* begin Dataset excerpt *

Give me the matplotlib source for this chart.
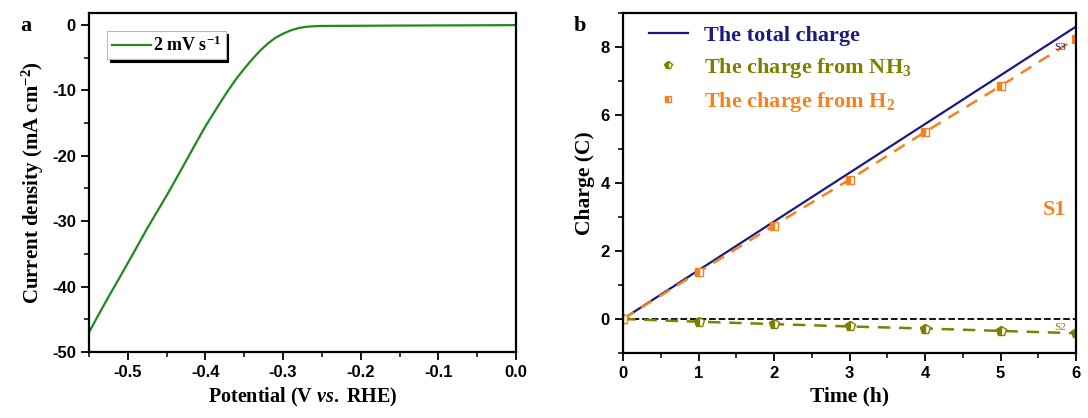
import matplotlib
matplotlib.use("Agg")
import matplotlib.pyplot as plt
from matplotlib.ticker import MultipleLocator
from matplotlib.lines import Line2D

plt.rcParams["axes.unicode_minus"] = False
plt.rcParams["mathtext.fontset"] = "custom"
plt.rcParams["mathtext.rm"] = "Liberation Serif:bold"
plt.rcParams["mathtext.it"] = "Liberation Serif:italic:bold"
plt.rcParams["mathtext.bf"] = "Liberation Serif:bold"

# panel a: LSV curve
potential = [-0.55, -0.54, -0.525, -0.51, -0.5, -0.49, -0.475, -0.46, -0.45, -0.44,
             -0.425, -0.41, -0.4, -0.39, -0.38, -0.37, -0.36, -0.35, -0.34, -0.33,
             -0.32, -0.31, -0.3, -0.29, -0.28, -0.27, -0.26, -0.25, -0.2, -0.15,
             -0.1, -0.05, 0.0]
current = [-47.0, -44.8, -41.6, -38.5, -36.4, -34.3, -31.1, -28.1, -26.1, -24.0,
           -20.8, -17.6, -15.5, -13.6, -11.7, -9.9, -8.2, -6.7, -5.3, -4.0,
           -2.9, -2.0, -1.35, -0.85, -0.5, -0.3, -0.22, -0.18, -0.15, -0.12,
           -0.1, -0.08, -0.05]

# panel b: charge vs time
time_h = [0, 1, 2, 3, 4, 5, 6]
total_t = [0, 6]
total_q = [0, 8.6]
q_h2 = [0, 1.38, 2.75, 4.1, 5.5, 6.85, 8.25]
q_nh3 = [0, -0.08, -0.15, -0.22, -0.28, -0.35, -0.42]

serif = "Liberation Serif"
sans = "Liberation Sans"
olive = "#7f8000"
orange = "#f5821f"
navy = "#1a1a80"

fig = plt.figure(figsize=(10.88, 4.18), dpi=100)
ax1 = fig.add_axes([89/1088, 1-352/418, 427/1088, 339/418])
ax2 = fig.add_axes([623/1088, 1-353/418, 453/1088, 340/418])

for ax in (ax1, ax2):
    ax.tick_params(which="both", direction="out", top=False, right=False)
    ax.tick_params(which="major", length=6, width=1.3)
    ax.tick_params(which="minor", length=3.5, width=1.1)
    for s in ax.spines.values():
        s.set_linewidth(1.6)

# ---- a ----
ax1.plot(potential, current, color="#1f8a1f", lw=1.6, label="2 mV s$^{-1}$")
ax1.set_xlim(-0.55, 0.0)
ax1.set_ylim(-50, 1.8)
ax1.xaxis.set_minor_locator(MultipleLocator(0.05))
ax1.yaxis.set_major_locator(MultipleLocator(10))
ax1.yaxis.set_minor_locator(MultipleLocator(5))
ax1.set_xticks([-0.5, -0.4, -0.3, -0.2, -0.1, 0.0])
ax1.set_xticklabels(["-0.5", "-0.4", "-0.3", "-0.2", "-0.1", "0.0"])
ax1.set_xlabel("Potential (V $\\mathit{vs.}$ RHE)", fontfamily=serif, fontweight="bold", fontsize=14.5)
ax1.set_ylabel("Current density (mA cm$^{-2}$)", fontfamily=serif, fontweight="bold", fontsize=15)
leg1 = ax1.legend(loc="upper left", frameon=True,
                  shadow={"color": "black", "alpha": 1.0}, fancybox=False,
                  prop={"family": serif, "weight": "bold", "size": 13},
                  handlelength=2.2, handletextpad=0.1, borderpad=0.25, borderaxespad=1.0)
leg1.get_frame().set_edgecolor("#bbbbbb")
leg1.get_frame().set_linewidth(0.8)
fig.text(20/1088, 1-26/418, "a", fontfamily=serif, fontweight="bold", fontsize=16, va="center")

# ---- b ----
ax2.axhline(0, color="black", ls="--", lw=1.3)
ax2.plot(total_t, total_q, color=navy, lw=1.6)
ax2.plot(time_h, q_nh3, color=olive, ls=(0, (5, 3.5)), lw=1.8)
ax2.plot(time_h, q_h2, color=orange, ls=(0, (5, 3.5)), lw=1.8)
ax2.plot(time_h, q_nh3, ls="none", color=olive, marker="p", ms=7,
         fillstyle="left", markerfacecoloralt="white", markeredgewidth=1.0)
ax2.plot(time_h, q_h2, ls="none", color=orange, marker="s", ms=6,
         fillstyle="left", markerfacecoloralt="white", markeredgewidth=1.0)
ax2.set_xlim(0, 6)
ax2.set_ylim(-1, 9)
ax2.xaxis.set_major_locator(MultipleLocator(1))
ax2.xaxis.set_minor_locator(MultipleLocator(0.5))
ax2.yaxis.set_major_locator(MultipleLocator(2))
ax2.yaxis.set_minor_locator(MultipleLocator(1))
ax2.set_xlabel("Time (h)", fontfamily=serif, fontweight="bold", fontsize=15.5)
ax2.set_ylabel("Charge (C)", fontfamily=serif, fontweight="bold", fontsize=15.5)

handles = [
    Line2D([], [], color=navy, lw=1.6),
    Line2D([], [], ls="none", color=olive, marker="p", ms=6, fillstyle="left",
           markerfacecoloralt="white"),
    Line2D([], [], ls="none", color=orange, marker="s", ms=5, fillstyle="left",
           markerfacecoloralt="white"),
]
labels = ["The total charge", "The charge from NH$_3$", "The charge from H$_2$"]
leg2 = ax2.legend(handles, labels, loc="upper left", frameon=False,
                  prop={"family": serif, "weight": "bold", "size": 16},
                  handlelength=1.75, handletextpad=0.75, labelspacing=0.45,
                  borderaxespad=0.15, bbox_to_anchor=(0.03, 1.0))
for txt, c in zip(leg2.get_texts(), [navy, olive, orange]):
    txt.set_color(c)
ax2.text(5.72, 3.2, "S1", color=orange, fontfamily=serif, fontweight="bold", fontsize=16,
         ha="center", va="center")
ax2.text(5.79, 8.0, "S3", color=navy, fontfamily=serif, fontsize=8, ha="center", va="center")
ax2.text(5.79, -0.26, "S2", color=olive, fontfamily=serif, fontsize=8, ha="center", va="center")
fig.text(574/1088, 1-26/418, "b", fontfamily=serif, fontweight="bold", fontsize=16, va="center")

for ax in (ax1, ax2):
    for lab in ax.get_xticklabels() + ax.get_yticklabels():
        lab.set_fontfamily(sans)
        lab.set_fontweight("bold")
        lab.set_fontsize(12)

fig.savefig("out.png", dpi=100)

* end Dataset excerpt *

**Exercise objective**
Write out again, exactly, the lines from the start of the listing up to the line containing "s.set_linewidth(1.6)", with both ends and without pictures.

**Correct answer**
Give me the matplotlib source for this chart.
import matplotlib
matplotlib.use("Agg")
import matplotlib.pyplot as plt
from matplotlib.ticker import MultipleLocator
from matplotlib.lines import Line2D

plt.rcParams["axes.unicode_minus"] = False
plt.rcParams["mathtext.fontset"] = "custom"
plt.rcParams["mathtext.rm"] = "Liberation Serif:bold"
plt.rcParams["mathtext.it"] = "Liberation Serif:italic:bold"
plt.rcParams["mathtext.bf"] = "Liberation Serif:bold"

# panel a: LSV curve
potential = [-0.55, -0.54, -0.525, -0.51, -0.5, -0.49, -0.475, -0.46, -0.45, -0.44,
             -0.425, -0.41, -0.4, -0.39, -0.38, -0.37, -0.36, -0.35, -0.34, -0.33,
             -0.32, -0.31, -0.3, -0.29, -0.28, -0.27, -0.26, -0.25, -0.2, -0.15,
             -0.1, -0.05, 0.0]
current = [-47.0, -44.8, -41.6, -38.5, -36.4, -34.3, -31.1, -28.1, -26.1, -24.0,
           -20.8, -17.6, -15.5, -13.6, -11.7, -9.9, -8.2, -6.7, -5.3, -4.0,
           -2.9, -2.0, -1.35, -0.85, -0.5, -0.3, -0.22, -0.18, -0.15, -0.12,
           -0.1, -0.08, -0.05]

# panel b: charge vs time
time_h = [0, 1, 2, 3, 4, 5, 6]
total_t = [0, 6]
total_q = [0, 8.6]
q_h2 = [0, 1.38, 2.75, 4.1, 5.5, 6.85, 8.25]
q_nh3 = [0, -0.08, -0.15, -0.22, -0.28, -0.35, -0.42]

serif = "Liberation Serif"
sans = "Liberation Sans"
olive = "#7f8000"
orange = "#f5821f"
navy = "#1a1a80"

fig = plt.figure(figsize=(10.88, 4.18), dpi=100)
ax1 = fig.add_axes([89/1088, 1-352/418, 427/1088, 339/418])
ax2 = fig.add_axes([623/1088, 1-353/418, 453/1088, 340/418])

for ax in (ax1, ax2):
    ax.tick_params(which="both", direction="out", top=False, right=False)
    ax.tick_params(which="major", length=6, width=1.3)
    ax.tick_params(which="minor", length=3.5, width=1.1)
    for s in ax.spines.values():
        s.set_linewidth(1.6)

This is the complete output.